A bipartisan group of congressional lawmakers has stalled on negotiations for a George Floyd Justice in Policing Act, which the president demanded Congress pass by the anniversary of his death on 25 May. Nearly three months later, its prospects are unclear.

A House-passed version of the bill would change the threshold for permitting use of force, prohibit police chokeholds at the federal level, ban no-knock warrants in federal drug cases, and create a national registry of police misconduct cases under the auspices of the Justice Department, among other reforms.

It also would overhaul “qualified immunity” policies, which can shield officers from civil lawsuits and make it easier to prosecute police for killing people or engaging in misconduct – which Republicans have rejected.

“In talking about how to get past some of this legislation, we need to find out what’s causing the holdups,” Ms Bro said. “What are people’s fears about this? What are the consequences they fear? If police and unity is the key issue, let’s look at the good and bad of that. … Who are they healthy for? The community or the police?”

Asked whether she finds a kind of comfort in telling her daughter’s story to advance racial justice, Ms Bro clarifies that “there is no closure with this”.

“Part of me is hopeful, because we at least get these brief rises in public attention. Prior to Heather’s murder, there would be very brief outcries, and they would kind of go away,” she said. “Unfortunately, as always happens, the energy has kind of died off again, we still don’t have the George Floyd bill signed, we still have people actively opposing it.”

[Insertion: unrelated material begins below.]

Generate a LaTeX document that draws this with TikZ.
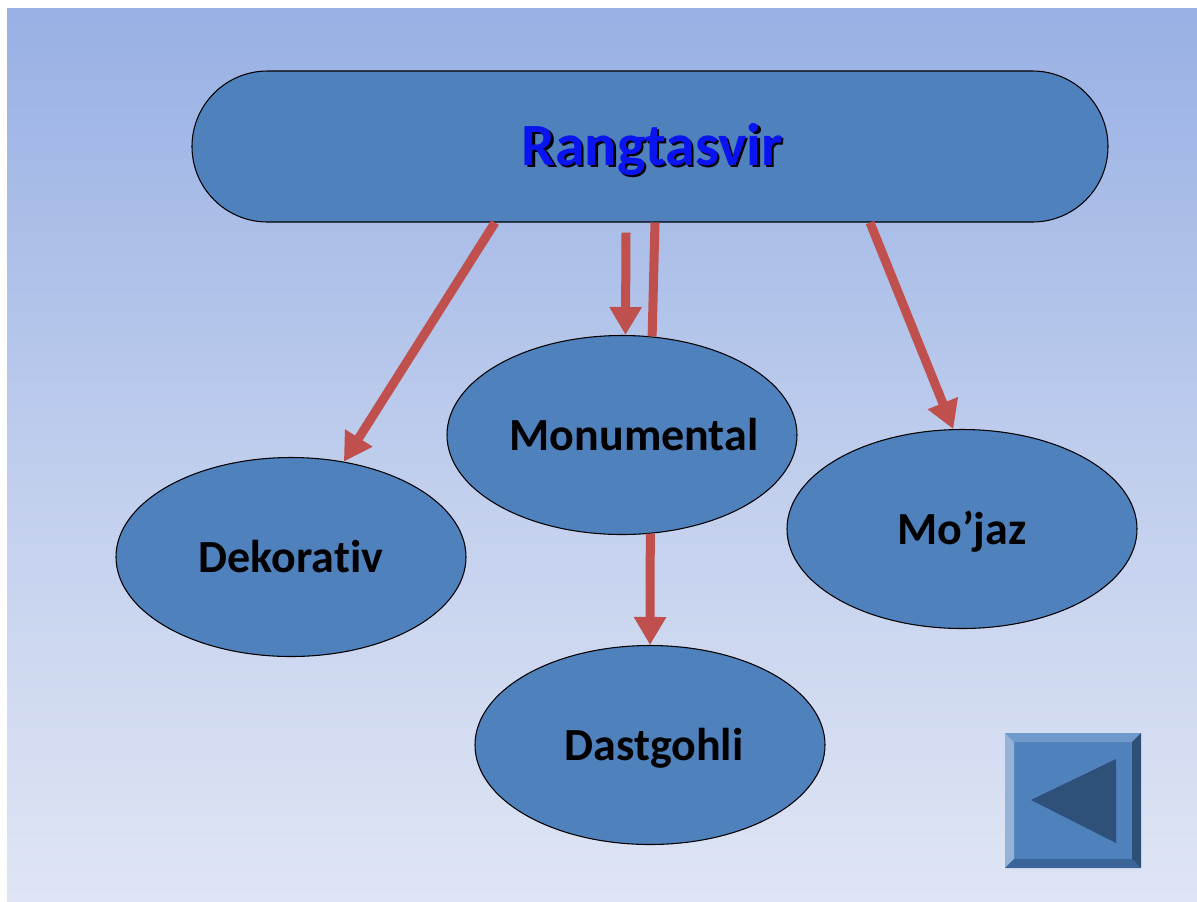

Police have killed more than 500 people in the US in the first half of 2021, holding a steady pattern of police violence that saw 1,020 police killings in 2020, according to an analysis from The Washington Post.

“I see a lot more interest in people wanting me to come talk to them about white privilege. I say that’s fine, but I will only come if the next person to come behind me [tells] them what they can do about it,” she said.

“We’ve become very aware – we’ve read a lot of books, we’ve read a lot of articles, we’ve gathered all sorts of information – but we’ve let it sit in our brains and not put it in our feet,” she continued. “I’m hoping to move the needle forward.”